Moore, J.W. (2015) Capitalism in the Web of Life: Ecology and the Accumulation of Capital. London: Verso.

Moore’s Capitalism in the Web of Life argues that ecological crisis cannot be understood through the conventional opposition between Society and Nature. For Moore, capitalism is not simply an economic system acting upon an external environment; it is a world-ecology, a historical way of organising human and extra-human nature together. His concept of the double internality expresses this mutual constitution: capitalism works through nature, while nature works through capitalism. This means that forests, soils, rivers, labouring bodies, food systems and energy regimes are not passive backgrounds to accumulation, but active conditions of capitalist development.

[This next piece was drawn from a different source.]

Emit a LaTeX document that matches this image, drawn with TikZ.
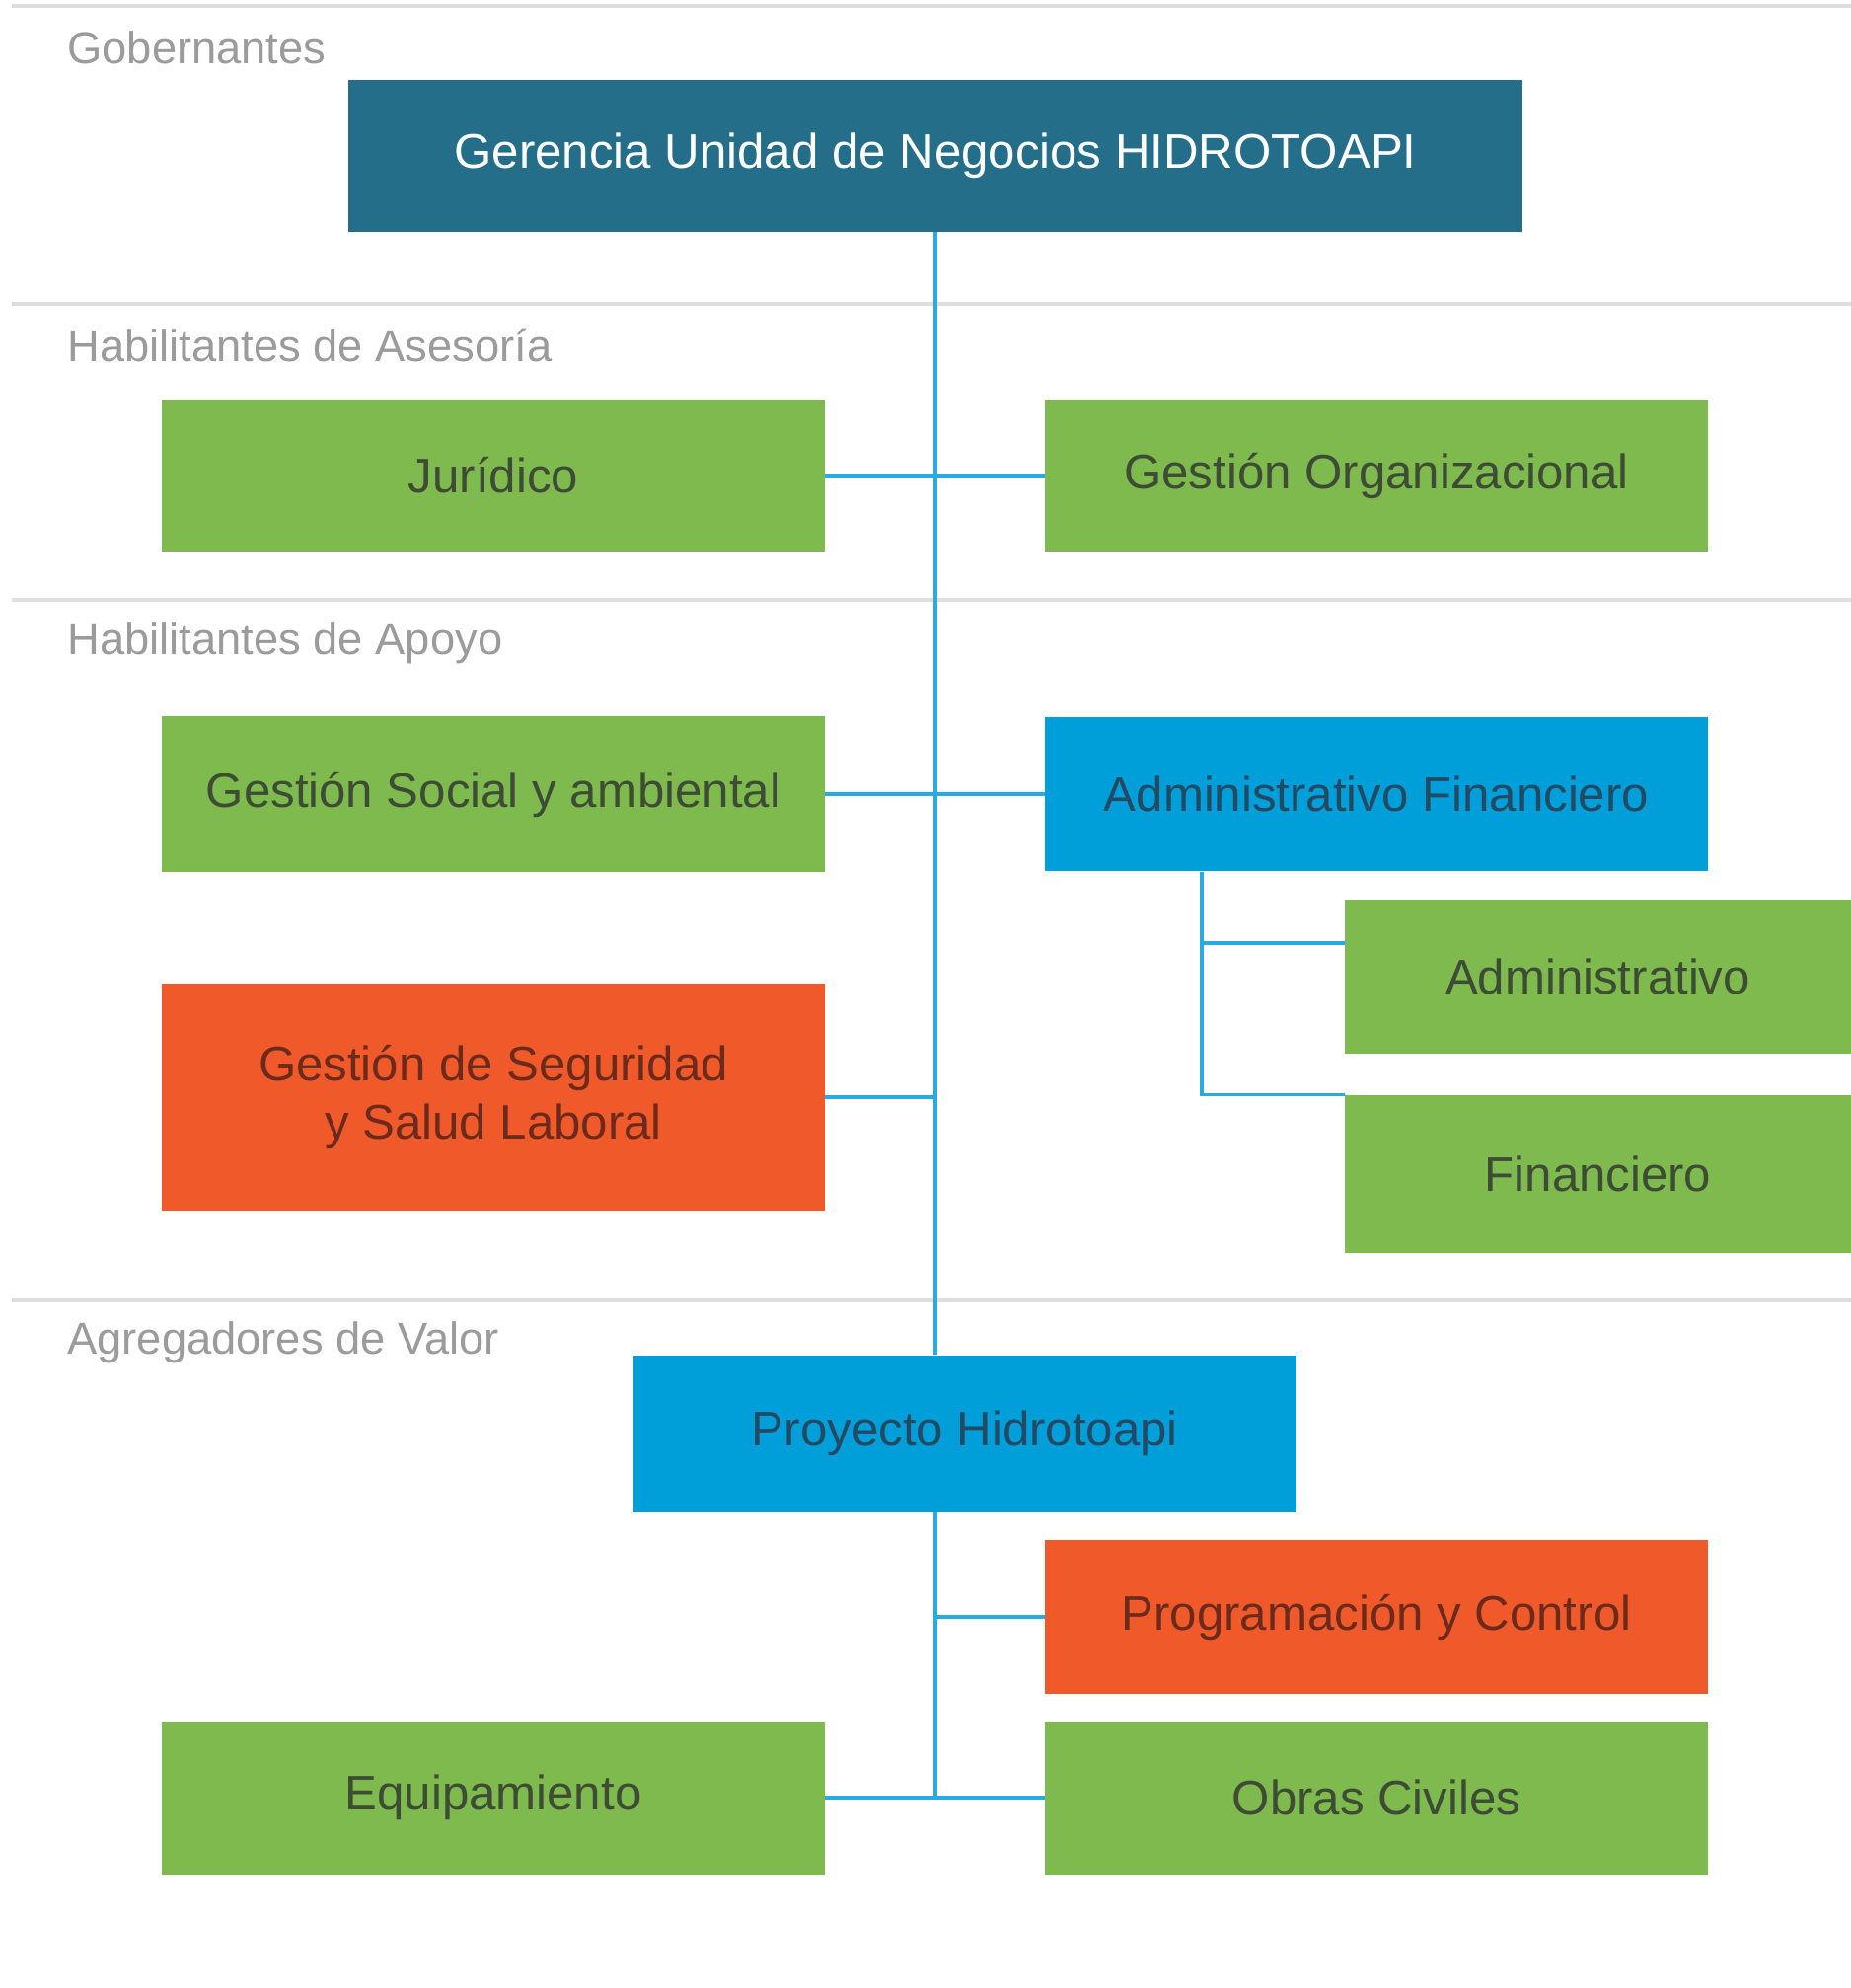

Moore therefore criticises “Green Arithmetic,” the idea that political economy plus environmental damage equals ecological crisis, because it leaves intact the very dualism that capitalism itself depends upon. Instead, he proposes the concept of the oikeios, the relational field through which humans make environments and environments make humans. The case of “Cheap Nature” is central: capitalism has historically survived by appropriating unpaid or low-cost work/energy from human and extra-human natures, including labour, food, energy and raw materials. The present crisis signals that this strategy is reaching its limits, as the web of life can no longer be made to yield endless cheap inputs. Moore’s intervention is therefore both historical and political: to confront ecological collapse, one must not ask what capitalism does to nature, but how capitalism is itself made through nature.